Hasta venían del franquismo algunos irredentistas postizos del andalucismo, el catalanismo, el valencianismo y otros inventos artificiales de ese tenor. En aquel panorama sólo marcaban la excepción el partido comunista (aunque dentro de él también se promocionaron unos cuantos que habían prosperado con el franquismo o venían de familias pudientes del régimen), y los principales grupos nacionalistas vascos y catalanes, que, fueran lo que fuesen, al menos nunca habían sido franquistas.
En la España de la postransición todo lo que contaba era una continuación del franquismo: la jefatura del estado, la policía, el ejército, la guardia civil, la magistratura, los partidos influyentes, los periódicos, las cadenas de radio y TV, las editoriales, la finanza, los círculos empresariales e incluso la Universidad.
Eso explica el pacto de silencio.
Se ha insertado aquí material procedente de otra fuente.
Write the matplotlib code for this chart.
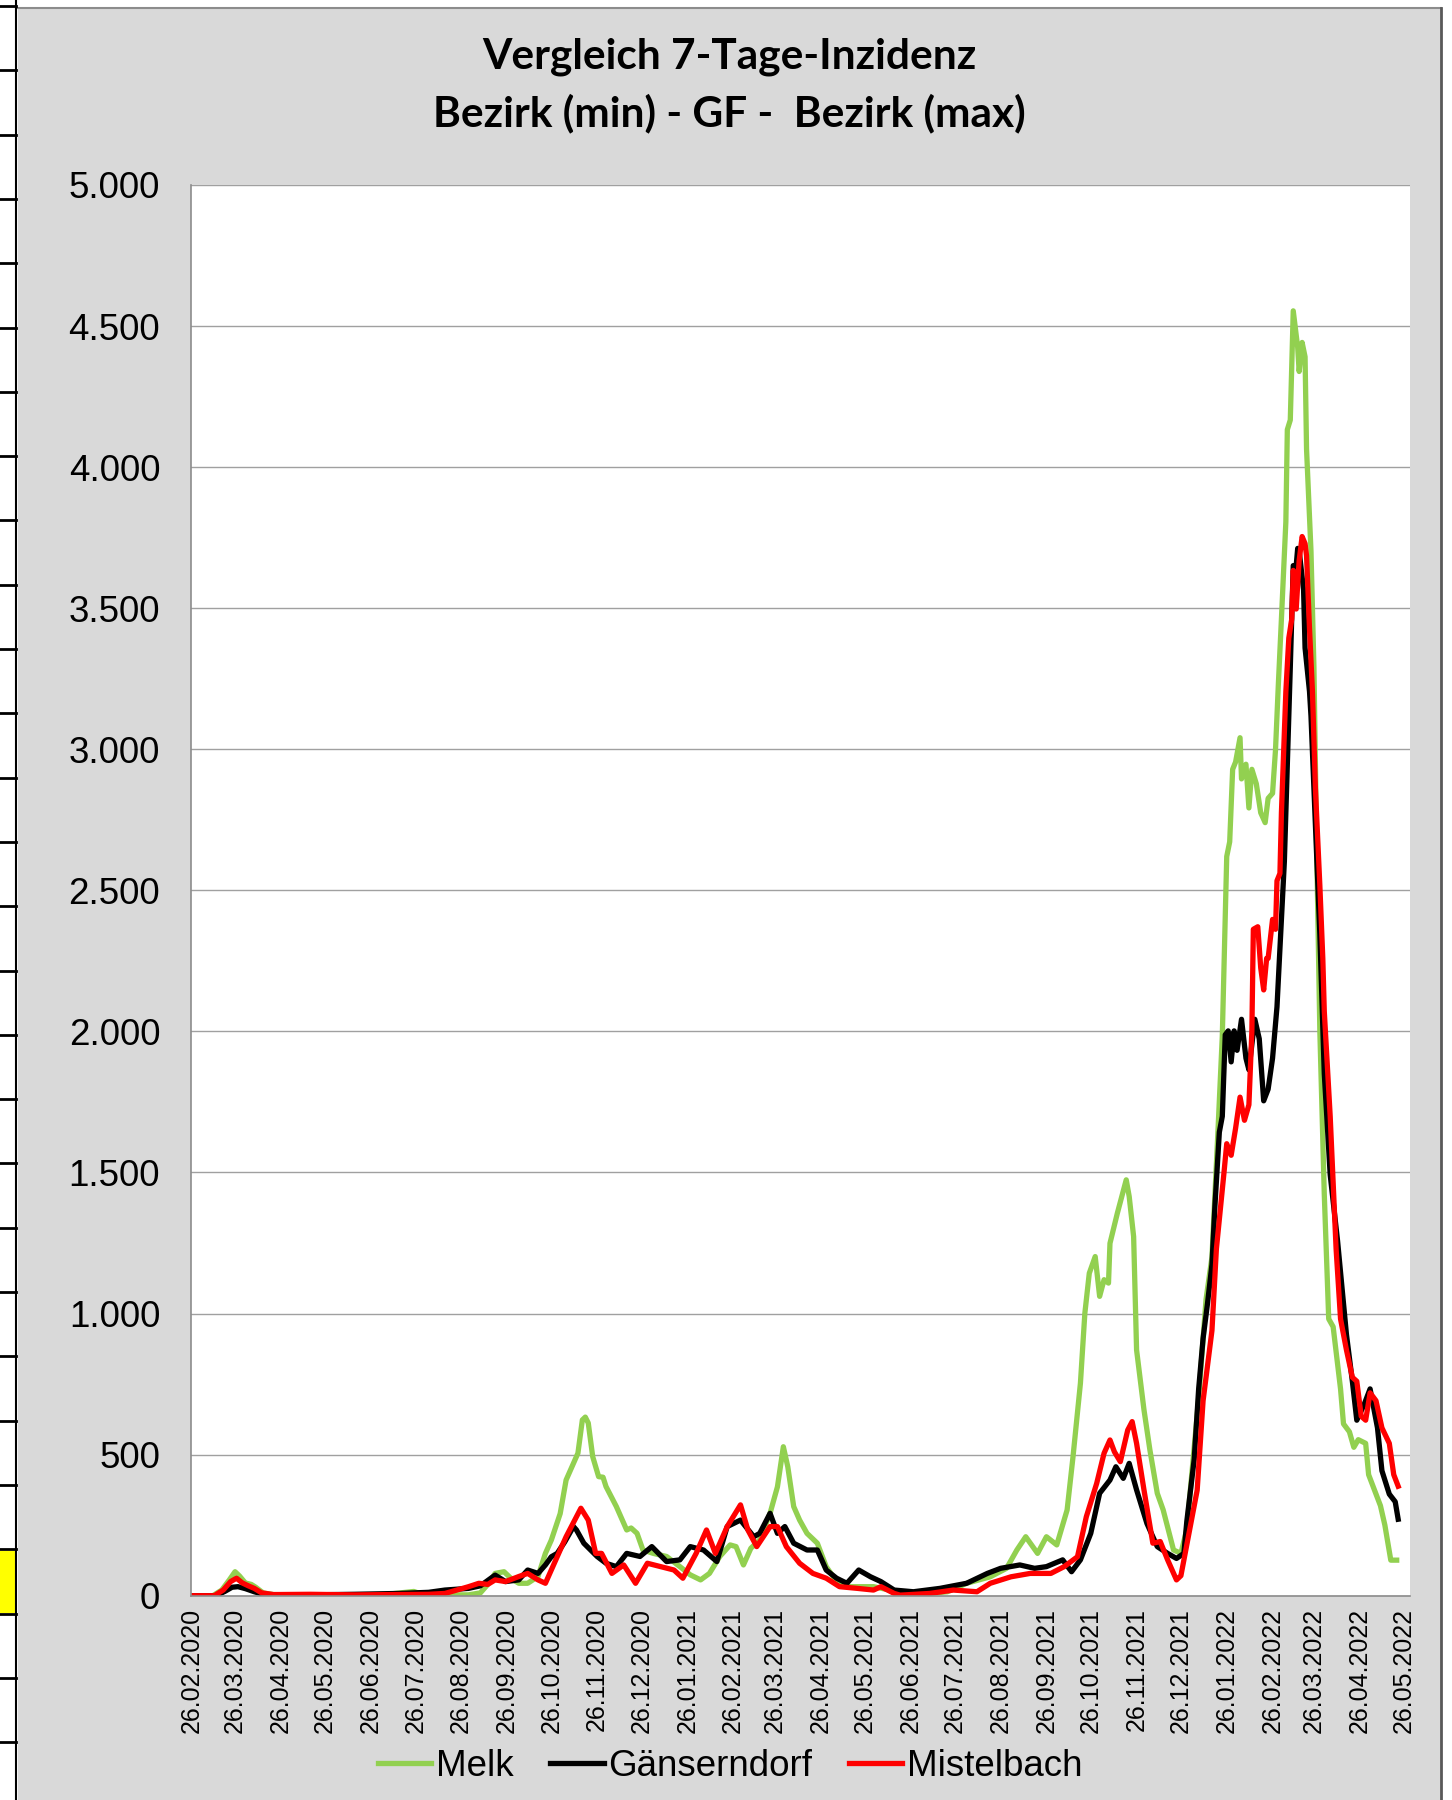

Claro que éste había sido propiciado también en las filas republicanas por D. Santiago Carrilo Solares, ascendido a secretario general del partido comunista de España en 1960, con su política de reconciliación nacional (diciembre de 1956), que significaba `poner cruz y raya a la guerra civil' y `olvidar los odios y rencores de la guerra civil', o sea una política de borrón y cuenta nueva.
Lo que pasa es que hay una dinámica --si se quiere una lógica-- de las cosas que desborda los planes de los individuos. El tabú sobre la guerra civil fue posible porque había muchos interesados en el olvido, pero también porque una generación de españoles había sufrido demasiado y no quería recordar. España no es diferente. No lo es en eso, por lo menos. Eso que ha pasado aquí ha sucedido también en muchas partes: los hijos quieren olvidar, los nietos quieren saber y recordar.